Meet the team
Professor Igor Bray
Professor Bray is a world-leader in the field of atomic collision theory, an excellent science communicator and a big-picture thinker, a combination of skills that has made him a great advocate and prominent speaker for science and science policy at local, national and international levels.
Professor Alisher Kadyrov
Professor Kadyrov’s research delves into the interactions between atoms, molecules and subatomic particles, exploring the dynamics of scattering phenomena and the behaviour of few-body systems. His work has shed light on the mechanisms of nuclear astrophysical reactions and the formation of elements during the early stages of the universe.
Professor Dmitry Fursa
Prof Fursa works in the field of computational modelling of quantum reaction processes and has worked at Curtin University since 2007, where he conducts an active research program, teaches several undergraduate units, and supervises undergraduate and PhD students.
Professor Craig Buckley
Professor Craig Buckley is a John Curtin Distinguished Professor in Physics and Astronomy and is a Fellow of the Australian Institute of Physics. He has published over 200 scientific papers in peer reviewed journals, which have attracted over 6525 citations.
A/Prof Nigel Marks
A/Prof Nigel Marks is a material scientist with a long standing interest in atomistic computer simulation. His other research interests include self-assembly in carbon, radiation damage in solids, semiconductor nanostructures and chemical effects due to beta-decay.
Dr Marcin Glowacki
Marcin is a postdoc working at Curtin University as part of the CRAFT survey (Commensal Real-time ASKAP Fast Transients) working with the Australian Square Kilometre Array Pathfinder (ASKAP) telescope. He works on the detection and localisation of fast radio bursts (FRBs), rare extragalactic and extremely bright radio events on millisecond timescales we do not yet understand.
Dr Gemma Anderson
Gemma Anderson is an observational astronomer based at Curtin University whose particular interests include the multi-wavelength study of astronomical explosions known as transients. She uses Australian radio telescopes to automatically and rapidly trigger observations of new transient events to study their earliest emitted radio light.
Dr Arash Bahramian
Dr Arash Bahramian is a lecturer at Curtin Institute of Radio Astronomy.

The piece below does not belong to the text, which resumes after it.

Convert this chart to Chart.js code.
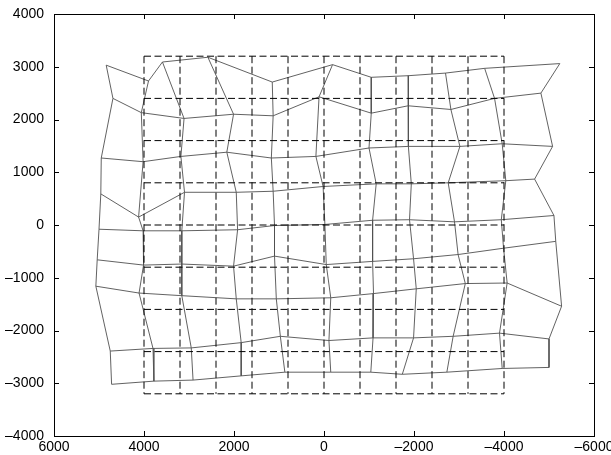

He is primarily interested in characteristics of stellar-mass black holes and neutron stars, and their population in our Galaxy. He looks for and studies these objects through observations across the electromagnetic spectrum.
Professor James Miller-Jones
James is an expert in jets and accretion physics, working on jet launching around accreting stellar-mass compact objects, both in Galactic X-ray binaries and in ultraluminous X-ray sources in nearby galaxies.
Associate Professor Natasha Hurley-Walker
Natasha works at the Curtin University node of the International Centre for Radio Astronomy Research, and helped to commission the low-frequency SKA precursor radio telescope, the Murchison Widefield Array (MWA), located in outback Western Australia. She specialises in developing new pipelines and algorithms for radio astronomy data processing, and searching the data for new discoveries.
Dr Nichole Barry
Physicist masquerading as an astronomer. Working with some of the world’s largest interferometers to measure some of the Universe’s faintest signals. Using sound analysis to perform statistical reconstruction of the birth of the first stars.
Dr Sam McSweeney
Coming soon
Dr Clancy James
Clancy is a postdoctoral research fellow working at the interface between transient radio astronomy and astroparticle physics. His research interests include cosmic rays, neutrinos, and fast radio transients.